I’ve owned a lot of rifles over the years, and by a lot I mean too many to be practical. Through all that time there was a little siren song nagging away in the back of my mind…but the time was never right.
Well now it is. Quite by chance I found a nice small ring, double square bridge Mauser action, made in 1949 and now scarce as hen’s teeth. Butterknife bolt. Proper steel throughout, no plastic or alloy. Barrel band and classic front sight. Sweet, but it was the chambering that clinched it – you guessed it, 7 x 57. In other words, the heart of a classic light African sporter, just waiting all those long years to be put together.
The wood comes from the South Island, from an English walnut planted in the 1860s. It was dug out and slabbed in 1994, the blank cut in 1998, then carefully aged for a decade. Kevin Gaskill did the stock work in the style of the early Hollands and Rigbys. The sling will be from the hide of my own Cape buffalo. Being a double square bridge there’s no hassle with drilling, mounts go straight onto the 19mm dovetail. They are the superb QD model made by Morris Melani at Alaska Arms. It took six months to put together.
As Paul Mauser might have said, if the world were a fair place the 7 x 57 would be called the 7mm Mauser. It was an astonishingly modern invention for 1892, way back at the dawn of smokeless powder. As it is the Englishman John Rigby simply named it after himself not long after and so we also have the .275 Rigby for anglophiles. Today there would be lawyers involved. Incidentally commercial manufacturers are still using Mauser’s bolt action design, well over a century after he devised it. The equivalent would be someone taking the patent for say the A380 airbus or the flat screen TV back in 1895. Impressive if you think about it.
Whether you call it 7 x 57, .275 or 7mm Mauser it’s usually seen today as a fading cousin of the modern and highly efficient 7mm/08. I’m a fan of the ’08 and used it to hunt rusa deer in New Caledonia. It’s a genuinely effective round, but the 7 x 57 has more case capacity, and infinitely more charisma. It’s like comparing a lunch room microwave to a wood-fired pizza oven – superficially the same thing, but the reality is very different.

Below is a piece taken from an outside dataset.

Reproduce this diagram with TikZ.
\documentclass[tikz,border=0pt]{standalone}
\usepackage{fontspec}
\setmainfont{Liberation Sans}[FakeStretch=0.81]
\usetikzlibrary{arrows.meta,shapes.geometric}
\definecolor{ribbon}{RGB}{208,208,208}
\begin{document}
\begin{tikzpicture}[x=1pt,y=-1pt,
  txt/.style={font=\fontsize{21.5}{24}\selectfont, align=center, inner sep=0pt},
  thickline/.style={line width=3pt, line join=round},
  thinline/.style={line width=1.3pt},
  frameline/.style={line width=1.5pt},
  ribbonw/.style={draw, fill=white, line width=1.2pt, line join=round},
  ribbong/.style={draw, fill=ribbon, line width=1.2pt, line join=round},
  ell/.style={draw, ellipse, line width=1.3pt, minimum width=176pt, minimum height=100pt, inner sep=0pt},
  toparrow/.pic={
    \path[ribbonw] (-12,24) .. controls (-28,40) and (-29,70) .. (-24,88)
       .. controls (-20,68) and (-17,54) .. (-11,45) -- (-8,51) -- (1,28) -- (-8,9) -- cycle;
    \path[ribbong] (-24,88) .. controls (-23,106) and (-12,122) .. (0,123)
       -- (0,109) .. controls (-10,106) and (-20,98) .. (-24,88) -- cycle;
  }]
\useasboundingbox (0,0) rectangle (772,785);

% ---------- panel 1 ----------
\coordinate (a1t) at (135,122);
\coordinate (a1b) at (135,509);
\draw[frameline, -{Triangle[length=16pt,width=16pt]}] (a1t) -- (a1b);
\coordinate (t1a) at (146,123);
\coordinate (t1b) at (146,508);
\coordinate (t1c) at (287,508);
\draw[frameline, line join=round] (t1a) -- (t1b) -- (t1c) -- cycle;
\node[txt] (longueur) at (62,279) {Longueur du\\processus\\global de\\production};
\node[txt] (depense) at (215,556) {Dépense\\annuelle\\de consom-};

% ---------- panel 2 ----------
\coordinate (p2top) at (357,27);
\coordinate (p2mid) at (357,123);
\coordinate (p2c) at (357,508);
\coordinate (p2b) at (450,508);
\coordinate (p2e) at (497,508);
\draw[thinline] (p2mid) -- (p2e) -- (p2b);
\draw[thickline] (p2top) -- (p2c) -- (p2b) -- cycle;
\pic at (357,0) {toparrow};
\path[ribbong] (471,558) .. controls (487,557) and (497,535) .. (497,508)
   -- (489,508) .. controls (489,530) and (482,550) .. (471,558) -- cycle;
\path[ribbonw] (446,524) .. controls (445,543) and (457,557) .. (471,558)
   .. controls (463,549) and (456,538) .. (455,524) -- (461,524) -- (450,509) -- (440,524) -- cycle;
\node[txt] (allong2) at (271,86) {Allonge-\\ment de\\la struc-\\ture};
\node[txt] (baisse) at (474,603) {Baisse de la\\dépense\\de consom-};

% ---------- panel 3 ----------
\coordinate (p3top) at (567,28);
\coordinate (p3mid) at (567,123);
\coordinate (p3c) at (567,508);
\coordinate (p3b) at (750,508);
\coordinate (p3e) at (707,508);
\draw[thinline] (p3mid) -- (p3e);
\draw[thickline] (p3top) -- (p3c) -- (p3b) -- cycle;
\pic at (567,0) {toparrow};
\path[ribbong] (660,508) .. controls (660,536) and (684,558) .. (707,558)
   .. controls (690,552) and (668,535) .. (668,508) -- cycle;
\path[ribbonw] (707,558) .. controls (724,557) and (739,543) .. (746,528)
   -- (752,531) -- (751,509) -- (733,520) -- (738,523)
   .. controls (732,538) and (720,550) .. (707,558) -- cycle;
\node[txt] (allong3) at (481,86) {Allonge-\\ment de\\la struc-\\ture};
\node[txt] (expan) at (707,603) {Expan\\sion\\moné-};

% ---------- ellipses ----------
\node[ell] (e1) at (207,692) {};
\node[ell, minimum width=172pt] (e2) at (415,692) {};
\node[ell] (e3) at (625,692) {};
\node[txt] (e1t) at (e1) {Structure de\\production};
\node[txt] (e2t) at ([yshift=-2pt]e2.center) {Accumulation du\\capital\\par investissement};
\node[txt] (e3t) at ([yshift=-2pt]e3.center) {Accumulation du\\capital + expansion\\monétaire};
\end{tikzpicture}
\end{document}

The 7 x 57 is a handloader’s dream. It’s no trick to make 140 gr spitzers shoot remarkably flat, even by 21st century standards, but when you move up into the long, heavy for calibre bullets like the 175 gr round nose it becomes something unique. With incredible sectional density they just don’t stop for anything, as Karamojo Bell proved, so long as you have enough twist to stabilise them.
Speaking of which, the list of 7 x 57 fans is a long and impressive one. Bell, of course, took many of his 1000 odd elephants with it. The handful of Boer commandos who gave the British empire so much trouble. In India Jim Corbett used it to take down famous man-eating Leopard of Rudraprayag and other man eaters. Jack O’Connor used it a lot. The Queen, who still has hers. Then there are all the professionals of the modern era – Mike Rowbotham, Peter Johnstone and the rest. My good friend Roger Pinckney, senior editor at Sporting Classics magazine and a natural gentleman, swears by it as his best and most enduring love affair in the rifle world.
In short it’s heady and exciting stuff. Will keep you posted on developments.